WRITTEN PROBLEM
Search the listing below for the string "with" and copy every line where it occurs.

INFORMATION GIVEN
-- START --

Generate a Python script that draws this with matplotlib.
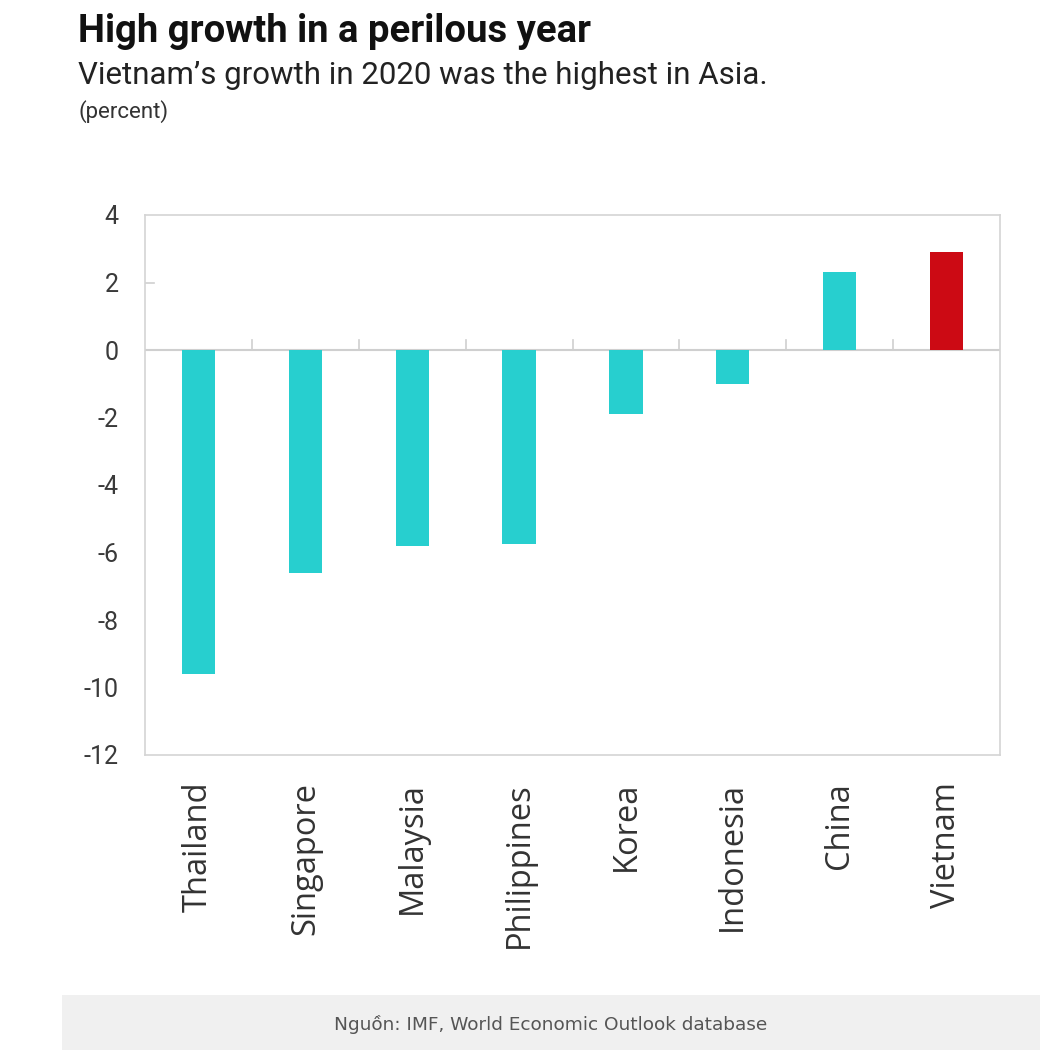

-- END --
-- START --

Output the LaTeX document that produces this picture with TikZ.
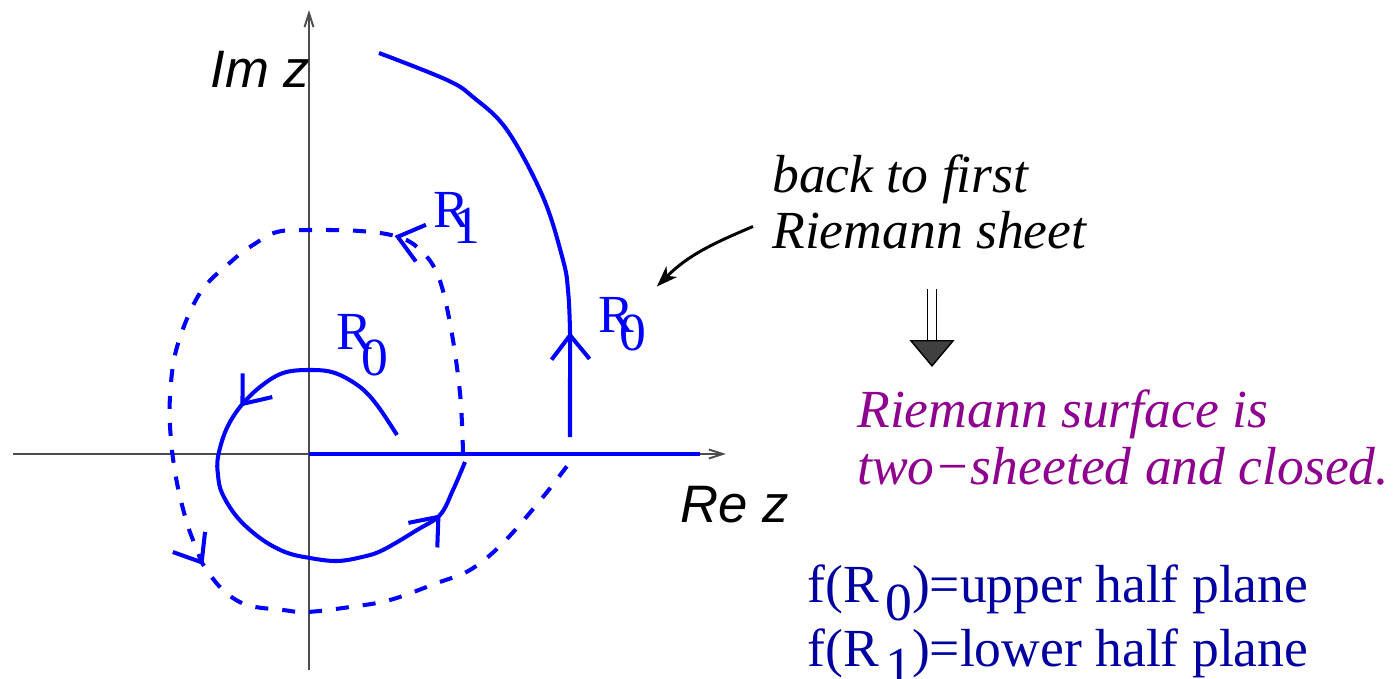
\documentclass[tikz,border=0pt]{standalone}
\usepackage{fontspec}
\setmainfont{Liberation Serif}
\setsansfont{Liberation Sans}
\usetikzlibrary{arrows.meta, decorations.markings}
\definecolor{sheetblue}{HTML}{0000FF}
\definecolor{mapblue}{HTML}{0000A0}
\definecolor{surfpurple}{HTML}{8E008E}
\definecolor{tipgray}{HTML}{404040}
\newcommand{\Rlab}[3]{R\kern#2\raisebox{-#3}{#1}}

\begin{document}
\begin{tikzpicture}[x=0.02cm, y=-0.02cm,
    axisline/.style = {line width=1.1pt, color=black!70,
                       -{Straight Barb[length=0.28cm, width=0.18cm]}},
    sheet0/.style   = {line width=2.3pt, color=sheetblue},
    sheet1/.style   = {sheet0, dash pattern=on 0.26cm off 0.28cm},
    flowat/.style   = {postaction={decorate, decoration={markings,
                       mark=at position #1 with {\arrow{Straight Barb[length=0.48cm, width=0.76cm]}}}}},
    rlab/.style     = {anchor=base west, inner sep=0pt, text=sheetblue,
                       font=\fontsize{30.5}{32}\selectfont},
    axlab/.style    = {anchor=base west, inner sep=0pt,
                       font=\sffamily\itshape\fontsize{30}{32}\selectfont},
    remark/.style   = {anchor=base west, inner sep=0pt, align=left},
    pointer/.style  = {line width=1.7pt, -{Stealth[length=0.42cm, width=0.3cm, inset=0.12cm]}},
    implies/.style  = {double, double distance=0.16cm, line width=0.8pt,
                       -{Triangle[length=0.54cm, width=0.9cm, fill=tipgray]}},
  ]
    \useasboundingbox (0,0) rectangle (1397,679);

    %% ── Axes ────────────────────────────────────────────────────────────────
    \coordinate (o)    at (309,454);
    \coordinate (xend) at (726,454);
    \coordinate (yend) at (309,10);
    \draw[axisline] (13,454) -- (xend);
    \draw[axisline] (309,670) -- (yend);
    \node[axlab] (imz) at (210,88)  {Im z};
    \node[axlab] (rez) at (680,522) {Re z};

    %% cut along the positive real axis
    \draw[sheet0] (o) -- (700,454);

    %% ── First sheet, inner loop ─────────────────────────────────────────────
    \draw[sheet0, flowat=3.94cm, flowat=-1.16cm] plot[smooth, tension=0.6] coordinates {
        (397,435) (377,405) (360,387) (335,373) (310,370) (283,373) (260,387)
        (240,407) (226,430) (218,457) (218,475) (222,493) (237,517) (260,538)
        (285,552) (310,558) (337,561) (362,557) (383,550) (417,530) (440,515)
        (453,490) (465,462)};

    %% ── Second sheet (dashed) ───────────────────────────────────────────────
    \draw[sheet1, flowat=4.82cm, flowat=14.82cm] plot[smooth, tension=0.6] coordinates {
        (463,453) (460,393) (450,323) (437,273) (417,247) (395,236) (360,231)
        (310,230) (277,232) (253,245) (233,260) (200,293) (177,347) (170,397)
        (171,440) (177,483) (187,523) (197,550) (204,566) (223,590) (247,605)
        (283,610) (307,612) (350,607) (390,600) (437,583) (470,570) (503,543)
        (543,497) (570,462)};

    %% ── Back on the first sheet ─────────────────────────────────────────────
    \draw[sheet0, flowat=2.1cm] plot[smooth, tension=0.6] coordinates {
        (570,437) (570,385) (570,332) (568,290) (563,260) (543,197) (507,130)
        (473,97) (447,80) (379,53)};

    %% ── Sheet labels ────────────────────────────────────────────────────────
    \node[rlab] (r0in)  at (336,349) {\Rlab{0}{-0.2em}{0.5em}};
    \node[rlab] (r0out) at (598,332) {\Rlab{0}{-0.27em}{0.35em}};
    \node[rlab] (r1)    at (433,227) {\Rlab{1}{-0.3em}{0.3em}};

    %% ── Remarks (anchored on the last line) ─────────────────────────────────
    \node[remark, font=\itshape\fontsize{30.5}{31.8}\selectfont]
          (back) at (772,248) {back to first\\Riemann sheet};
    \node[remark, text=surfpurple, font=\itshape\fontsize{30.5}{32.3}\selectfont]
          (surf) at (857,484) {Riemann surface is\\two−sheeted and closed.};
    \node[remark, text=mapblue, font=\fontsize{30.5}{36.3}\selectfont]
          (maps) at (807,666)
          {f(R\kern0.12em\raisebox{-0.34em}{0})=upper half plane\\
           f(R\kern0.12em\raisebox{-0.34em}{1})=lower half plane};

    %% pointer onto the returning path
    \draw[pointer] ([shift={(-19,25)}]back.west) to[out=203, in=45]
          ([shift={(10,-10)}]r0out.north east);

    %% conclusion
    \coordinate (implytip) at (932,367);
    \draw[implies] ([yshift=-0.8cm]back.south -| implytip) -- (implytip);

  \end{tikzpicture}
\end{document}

-- END --
-- START --

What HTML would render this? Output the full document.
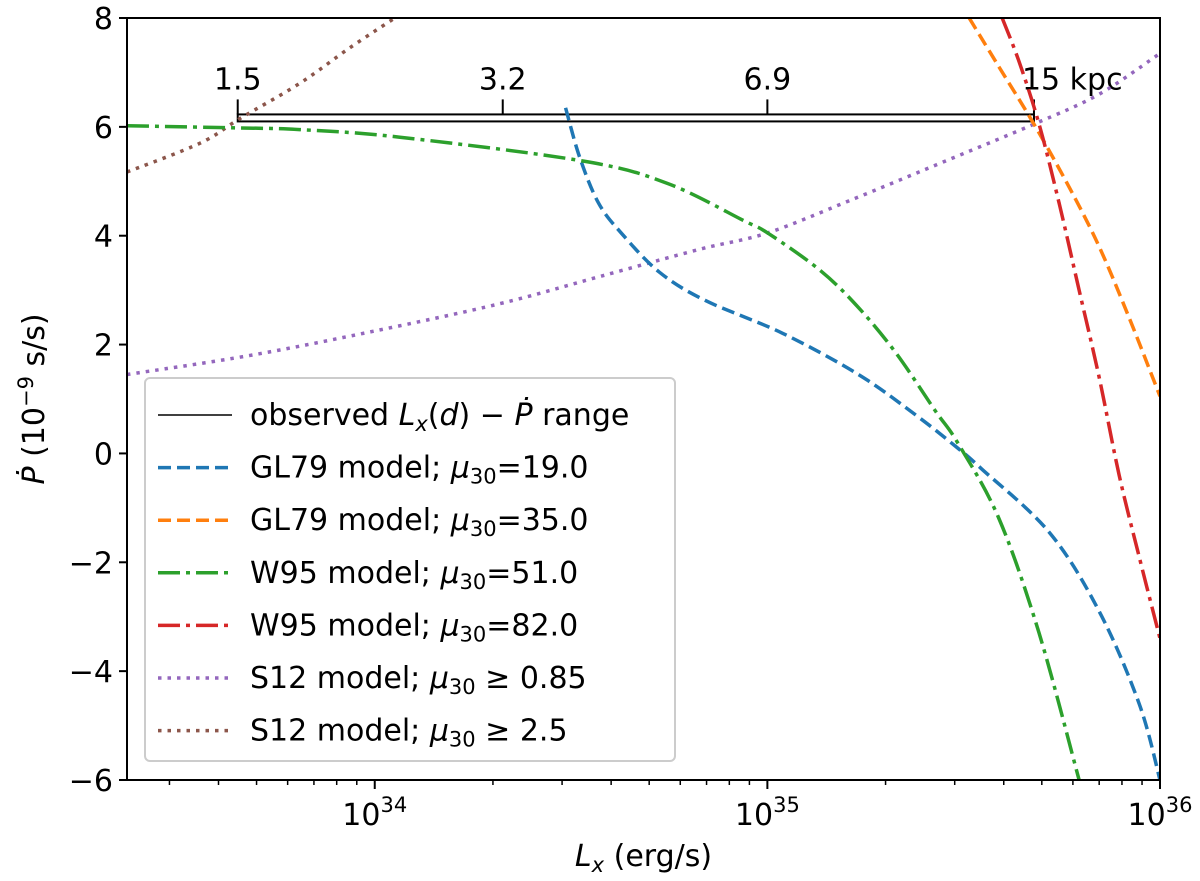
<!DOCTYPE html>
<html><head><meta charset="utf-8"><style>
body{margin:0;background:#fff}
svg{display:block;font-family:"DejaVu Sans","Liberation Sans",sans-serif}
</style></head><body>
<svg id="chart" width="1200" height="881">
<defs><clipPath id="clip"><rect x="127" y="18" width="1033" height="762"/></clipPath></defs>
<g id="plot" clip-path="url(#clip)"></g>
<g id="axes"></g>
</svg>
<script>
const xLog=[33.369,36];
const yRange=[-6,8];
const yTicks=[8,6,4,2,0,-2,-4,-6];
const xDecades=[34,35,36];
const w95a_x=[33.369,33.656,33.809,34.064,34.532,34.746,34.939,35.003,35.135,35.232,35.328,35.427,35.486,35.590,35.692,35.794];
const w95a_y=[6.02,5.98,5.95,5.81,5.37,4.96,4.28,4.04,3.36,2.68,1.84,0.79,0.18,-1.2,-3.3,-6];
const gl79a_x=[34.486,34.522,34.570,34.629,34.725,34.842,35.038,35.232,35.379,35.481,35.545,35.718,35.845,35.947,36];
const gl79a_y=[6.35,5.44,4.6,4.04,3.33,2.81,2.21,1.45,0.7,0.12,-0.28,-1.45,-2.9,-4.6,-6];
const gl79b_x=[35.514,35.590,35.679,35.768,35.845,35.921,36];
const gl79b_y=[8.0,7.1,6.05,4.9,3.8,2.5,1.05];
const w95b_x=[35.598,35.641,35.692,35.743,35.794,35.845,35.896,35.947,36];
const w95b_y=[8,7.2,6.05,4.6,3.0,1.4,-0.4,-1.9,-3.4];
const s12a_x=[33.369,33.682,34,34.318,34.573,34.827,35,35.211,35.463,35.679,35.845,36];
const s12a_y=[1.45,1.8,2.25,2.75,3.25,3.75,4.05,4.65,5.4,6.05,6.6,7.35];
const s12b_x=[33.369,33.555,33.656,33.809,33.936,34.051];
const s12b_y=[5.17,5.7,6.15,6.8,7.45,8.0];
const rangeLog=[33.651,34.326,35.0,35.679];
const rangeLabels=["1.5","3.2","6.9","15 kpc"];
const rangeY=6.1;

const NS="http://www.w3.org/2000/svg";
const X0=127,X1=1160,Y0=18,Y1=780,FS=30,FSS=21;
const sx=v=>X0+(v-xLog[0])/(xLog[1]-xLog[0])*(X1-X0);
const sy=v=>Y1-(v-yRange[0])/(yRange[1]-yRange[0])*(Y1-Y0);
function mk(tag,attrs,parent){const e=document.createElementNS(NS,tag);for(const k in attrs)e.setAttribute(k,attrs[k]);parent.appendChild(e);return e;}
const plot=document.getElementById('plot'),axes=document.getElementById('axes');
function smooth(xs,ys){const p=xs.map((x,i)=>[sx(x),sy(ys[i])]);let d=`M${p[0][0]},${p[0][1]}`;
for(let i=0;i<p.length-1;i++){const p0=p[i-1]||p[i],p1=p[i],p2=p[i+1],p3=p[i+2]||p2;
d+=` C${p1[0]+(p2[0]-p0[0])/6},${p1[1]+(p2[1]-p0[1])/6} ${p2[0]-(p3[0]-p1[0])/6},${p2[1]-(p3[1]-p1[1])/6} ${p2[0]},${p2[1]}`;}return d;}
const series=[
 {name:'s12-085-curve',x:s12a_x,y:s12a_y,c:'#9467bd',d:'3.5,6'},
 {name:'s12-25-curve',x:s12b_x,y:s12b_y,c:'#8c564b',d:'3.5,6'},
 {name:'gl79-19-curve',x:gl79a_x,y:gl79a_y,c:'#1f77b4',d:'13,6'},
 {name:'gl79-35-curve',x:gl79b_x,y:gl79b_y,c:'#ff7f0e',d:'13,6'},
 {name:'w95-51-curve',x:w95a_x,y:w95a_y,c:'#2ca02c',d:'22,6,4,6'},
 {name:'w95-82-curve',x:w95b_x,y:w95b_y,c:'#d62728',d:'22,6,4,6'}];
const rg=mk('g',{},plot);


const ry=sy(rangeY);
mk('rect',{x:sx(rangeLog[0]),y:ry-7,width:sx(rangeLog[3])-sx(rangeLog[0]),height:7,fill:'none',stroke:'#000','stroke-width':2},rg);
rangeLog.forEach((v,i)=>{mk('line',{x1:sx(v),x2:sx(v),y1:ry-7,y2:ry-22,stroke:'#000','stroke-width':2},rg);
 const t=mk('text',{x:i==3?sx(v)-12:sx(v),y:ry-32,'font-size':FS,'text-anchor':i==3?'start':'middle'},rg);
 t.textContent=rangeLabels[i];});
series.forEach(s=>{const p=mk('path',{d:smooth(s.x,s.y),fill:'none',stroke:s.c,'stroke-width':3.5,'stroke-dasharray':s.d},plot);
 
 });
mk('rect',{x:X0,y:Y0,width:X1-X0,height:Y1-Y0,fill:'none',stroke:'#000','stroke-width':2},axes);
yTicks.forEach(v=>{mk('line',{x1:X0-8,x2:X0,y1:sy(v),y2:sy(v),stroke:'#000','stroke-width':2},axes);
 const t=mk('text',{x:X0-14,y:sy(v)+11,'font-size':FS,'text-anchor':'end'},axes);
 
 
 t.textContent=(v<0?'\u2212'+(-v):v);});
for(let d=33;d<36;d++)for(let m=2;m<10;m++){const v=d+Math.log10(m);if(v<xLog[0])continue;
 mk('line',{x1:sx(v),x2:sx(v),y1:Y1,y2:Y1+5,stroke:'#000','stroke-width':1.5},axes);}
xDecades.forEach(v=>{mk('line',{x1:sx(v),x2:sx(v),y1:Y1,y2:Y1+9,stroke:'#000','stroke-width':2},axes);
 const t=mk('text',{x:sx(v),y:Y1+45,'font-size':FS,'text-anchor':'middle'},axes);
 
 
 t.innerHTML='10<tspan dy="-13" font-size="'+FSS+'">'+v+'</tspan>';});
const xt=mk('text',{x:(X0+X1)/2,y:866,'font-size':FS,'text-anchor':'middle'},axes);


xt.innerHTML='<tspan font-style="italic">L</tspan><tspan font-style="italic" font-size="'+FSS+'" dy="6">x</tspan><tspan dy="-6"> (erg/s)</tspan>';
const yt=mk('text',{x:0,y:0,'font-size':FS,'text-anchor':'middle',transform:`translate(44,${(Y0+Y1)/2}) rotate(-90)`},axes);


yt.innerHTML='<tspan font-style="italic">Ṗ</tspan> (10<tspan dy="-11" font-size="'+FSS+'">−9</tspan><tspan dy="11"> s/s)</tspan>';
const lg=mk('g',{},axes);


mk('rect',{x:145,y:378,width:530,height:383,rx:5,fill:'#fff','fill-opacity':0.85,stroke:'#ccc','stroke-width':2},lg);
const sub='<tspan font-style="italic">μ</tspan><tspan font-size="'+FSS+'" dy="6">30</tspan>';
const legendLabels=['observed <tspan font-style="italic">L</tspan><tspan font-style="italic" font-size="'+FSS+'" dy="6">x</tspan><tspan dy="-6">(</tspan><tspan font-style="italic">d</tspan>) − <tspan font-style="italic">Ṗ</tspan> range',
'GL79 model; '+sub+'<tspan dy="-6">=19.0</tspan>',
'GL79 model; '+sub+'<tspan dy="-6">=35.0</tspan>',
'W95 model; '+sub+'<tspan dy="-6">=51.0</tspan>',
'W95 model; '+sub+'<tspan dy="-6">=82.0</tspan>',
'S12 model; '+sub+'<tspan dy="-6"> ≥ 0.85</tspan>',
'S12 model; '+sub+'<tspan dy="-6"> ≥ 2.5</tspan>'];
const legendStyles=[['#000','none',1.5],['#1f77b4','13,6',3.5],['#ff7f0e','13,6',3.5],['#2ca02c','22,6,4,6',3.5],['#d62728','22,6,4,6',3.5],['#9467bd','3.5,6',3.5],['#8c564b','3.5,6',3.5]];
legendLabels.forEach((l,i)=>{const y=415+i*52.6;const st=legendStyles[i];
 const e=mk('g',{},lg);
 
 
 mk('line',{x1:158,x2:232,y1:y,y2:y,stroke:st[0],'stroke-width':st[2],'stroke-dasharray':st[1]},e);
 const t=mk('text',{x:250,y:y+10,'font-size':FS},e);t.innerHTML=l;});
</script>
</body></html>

-- END --

EXERCISE RESULT
Generate a Python script that draws this with matplotlib.
Output the LaTeX document that produces this picture with TikZ.
                       mark=at position #1 with {\arrow{Straight Barb[length=0.48cm, width=0.76cm]}}}}},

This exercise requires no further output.